Tra questi ex dirigenti della Uçk dalle mani sporche, di nuovo con una scelta improvvida, gli Stati Uniti hanno per un ventennio privilegiato Hasim Taçi, considerandolo il più politico, tanto che questi è riuscito a diventare primo ministro dopo le elezioni del 2007, imponendo a una riluttante Unione Europea la scelta della indipendenza formale (voluta però fortemente ma di nuovo incautamente dagli allora ministri degli Esteri della Germania e dell’Italia Frank-Walter Steinmeier e Massimo D’Alema).
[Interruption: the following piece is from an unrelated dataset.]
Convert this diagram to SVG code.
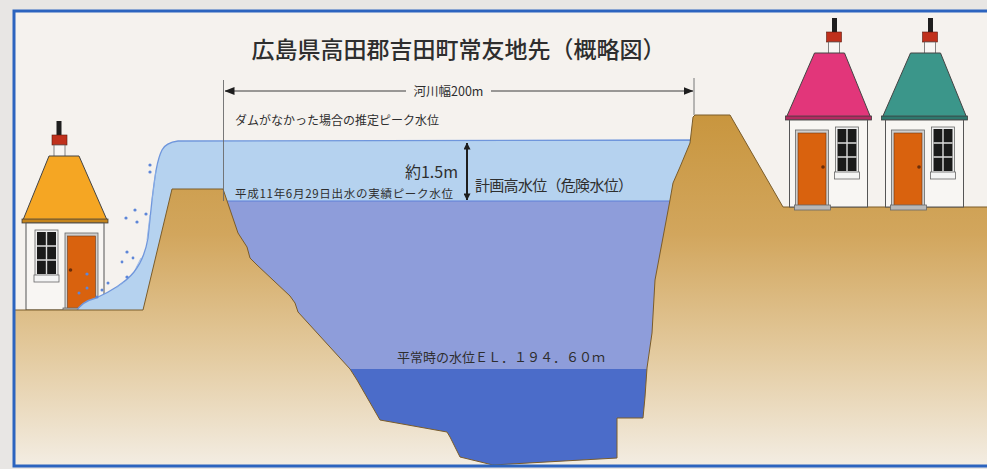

Hasim Taçi infine è riuscito addirittura a diventare presidente della Repubblica tra il 2016 e il 2020. Presidenza bruscamente interrotta su mandato del Tribunale Speciale per la ex Yugoslavia dell’Aja che gli ha finalmente contestato assieme ad altri ex dirigenti della Uçk crimini di guerra e contro l’umanità. Crimini di guerra e contro l’umanità che peraltro la pur disciolta Uçk e altre organizzazioni islamiche hanno perpetrato sin dell’indomani della fine della guerra del 1998. La NATO infatti è stata costretta a inviare subito in Kosovo un forte contingente denominato Kfor forte ancora nel 2007 di sedicimila unità – oggi sono 3411 – per proteggere manu militari chiese e conventi serbo ortodossi attaccati freddamente dagli albanesi musulmani con molte vittime. La NATO ha quindi disposto una cintura di sicurezza armata a favore della minoranza serba che risiede nel nord del Kosovo ma anche in alcune enclaves.
Dunque un esistenza travagliata del più giovane stato europeo, inquinata sino al 2020 da classi dirigenti malavitose e criminali, solo oggi finalmente normalizzate, che ha tutte le premesse per diventare l’ennesima polveriera dei Balcani.